PROBLEM DETAILS
From the first line of the listing below, retype each line up to and including the one with "const py = v => (H - B - v) / ph;"; pictures stay out.

Begin DATASET SECTION

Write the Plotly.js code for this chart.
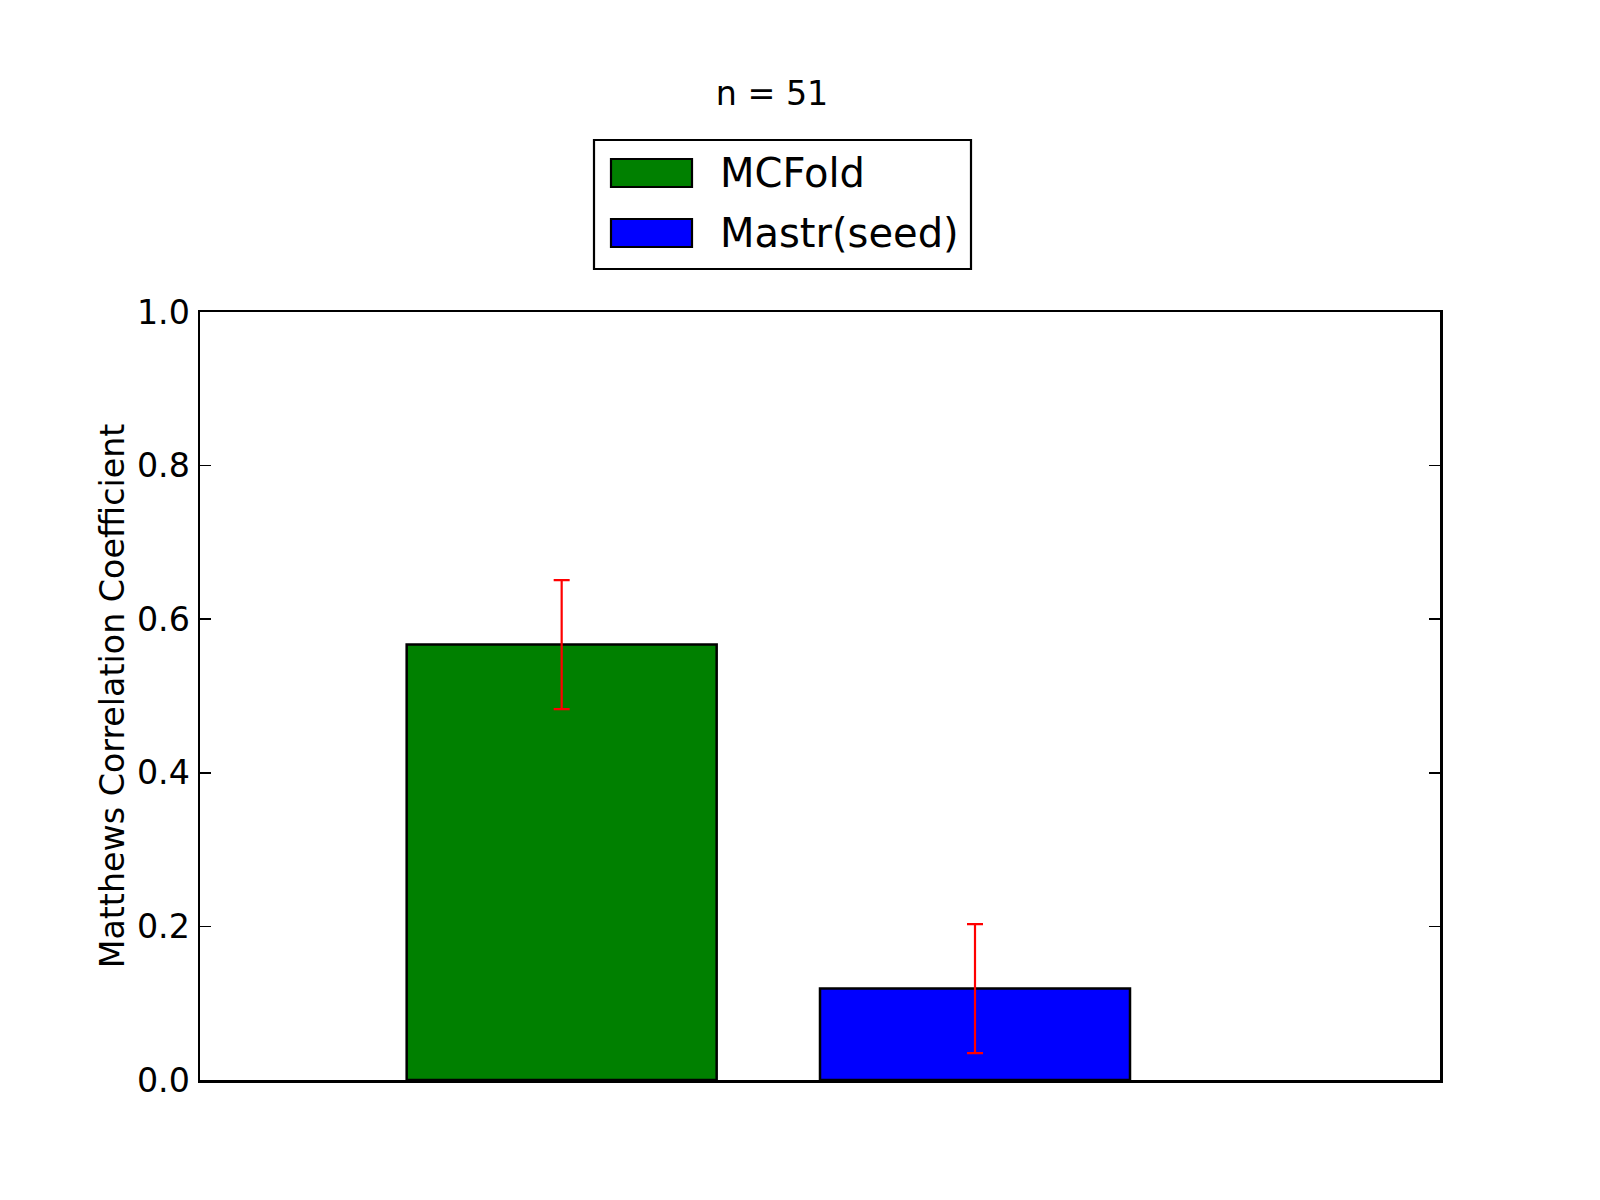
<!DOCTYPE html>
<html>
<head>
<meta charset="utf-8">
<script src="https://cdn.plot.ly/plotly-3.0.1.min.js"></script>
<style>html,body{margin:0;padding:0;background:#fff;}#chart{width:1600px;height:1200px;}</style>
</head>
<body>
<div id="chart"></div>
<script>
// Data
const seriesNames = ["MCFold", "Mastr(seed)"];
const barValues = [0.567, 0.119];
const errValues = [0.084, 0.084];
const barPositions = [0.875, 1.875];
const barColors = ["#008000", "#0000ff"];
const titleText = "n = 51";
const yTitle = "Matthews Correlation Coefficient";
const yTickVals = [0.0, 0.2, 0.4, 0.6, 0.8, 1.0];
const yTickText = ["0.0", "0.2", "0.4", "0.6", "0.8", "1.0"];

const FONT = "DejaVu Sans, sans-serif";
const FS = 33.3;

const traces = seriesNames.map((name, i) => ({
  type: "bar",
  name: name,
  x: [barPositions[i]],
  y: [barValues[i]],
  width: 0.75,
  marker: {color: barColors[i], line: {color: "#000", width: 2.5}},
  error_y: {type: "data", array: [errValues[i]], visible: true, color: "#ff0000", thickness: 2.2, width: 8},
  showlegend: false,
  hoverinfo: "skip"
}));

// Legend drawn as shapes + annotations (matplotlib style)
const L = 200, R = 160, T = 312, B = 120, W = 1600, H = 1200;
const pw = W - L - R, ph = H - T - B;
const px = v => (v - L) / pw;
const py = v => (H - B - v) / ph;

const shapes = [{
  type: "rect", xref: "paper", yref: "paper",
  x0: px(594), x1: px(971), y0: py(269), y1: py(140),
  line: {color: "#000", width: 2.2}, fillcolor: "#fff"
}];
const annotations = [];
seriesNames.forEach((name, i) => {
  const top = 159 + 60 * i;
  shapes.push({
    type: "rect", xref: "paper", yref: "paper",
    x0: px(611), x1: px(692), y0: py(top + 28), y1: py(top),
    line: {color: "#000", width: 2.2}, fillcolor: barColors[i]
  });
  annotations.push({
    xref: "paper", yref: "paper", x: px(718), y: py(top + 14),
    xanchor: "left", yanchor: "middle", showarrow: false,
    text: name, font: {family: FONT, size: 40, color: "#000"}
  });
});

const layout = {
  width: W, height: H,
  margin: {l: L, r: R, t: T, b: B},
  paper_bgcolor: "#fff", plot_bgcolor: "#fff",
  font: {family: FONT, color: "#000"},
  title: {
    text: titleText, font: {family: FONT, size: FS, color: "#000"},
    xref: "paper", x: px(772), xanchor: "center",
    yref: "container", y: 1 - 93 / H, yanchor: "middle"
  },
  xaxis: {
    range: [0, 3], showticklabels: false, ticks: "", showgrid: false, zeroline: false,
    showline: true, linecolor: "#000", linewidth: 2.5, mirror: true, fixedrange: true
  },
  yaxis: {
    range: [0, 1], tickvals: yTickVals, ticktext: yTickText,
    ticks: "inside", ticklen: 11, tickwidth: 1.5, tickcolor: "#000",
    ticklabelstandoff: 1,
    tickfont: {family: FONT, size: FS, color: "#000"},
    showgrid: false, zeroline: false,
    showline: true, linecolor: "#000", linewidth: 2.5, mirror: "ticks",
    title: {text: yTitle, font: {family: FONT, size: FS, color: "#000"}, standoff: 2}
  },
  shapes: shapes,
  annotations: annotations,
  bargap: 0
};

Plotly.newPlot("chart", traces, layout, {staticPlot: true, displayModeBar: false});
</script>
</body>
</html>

End DATASET SECTION

OUTPUT
Write the Plotly.js code for this chart.
<!DOCTYPE html>
<html>
<head>
<meta charset="utf-8">
<script src="https://cdn.plot.ly/plotly-3.0.1.min.js"></script>
<style>html,body{margin:0;padding:0;background:#fff;}#chart{width:1600px;height:1200px;}</style>
</head>
<body>
<div id="chart"></div>
<script>
// Data
const seriesNames = ["MCFold", "Mastr(seed)"];
const barValues = [0.567, 0.119];
const errValues = [0.084, 0.084];
const barPositions = [0.875, 1.875];
const barColors = ["#008000", "#0000ff"];
const titleText = "n = 51";
const yTitle = "Matthews Correlation Coefficient";
const yTickVals = [0.0, 0.2, 0.4, 0.6, 0.8, 1.0];
const yTickText = ["0.0", "0.2", "0.4", "0.6", "0.8", "1.0"];

const FONT = "DejaVu Sans, sans-serif";
const FS = 33.3;

const traces = seriesNames.map((name, i) => ({
  type: "bar",
  name: name,
  x: [barPositions[i]],
  y: [barValues[i]],
  width: 0.75,
  marker: {color: barColors[i], line: {color: "#000", width: 2.5}},
  error_y: {type: "data", array: [errValues[i]], visible: true, color: "#ff0000", thickness: 2.2, width: 8},
  showlegend: false,
  hoverinfo: "skip"
}));

// Legend drawn as shapes + annotations (matplotlib style)
const L = 200, R = 160, T = 312, B = 120, W = 1600, H = 1200;
const pw = W - L - R, ph = H - T - B;
const px = v => (v - L) / pw;
const py = v => (H - B - v) / ph;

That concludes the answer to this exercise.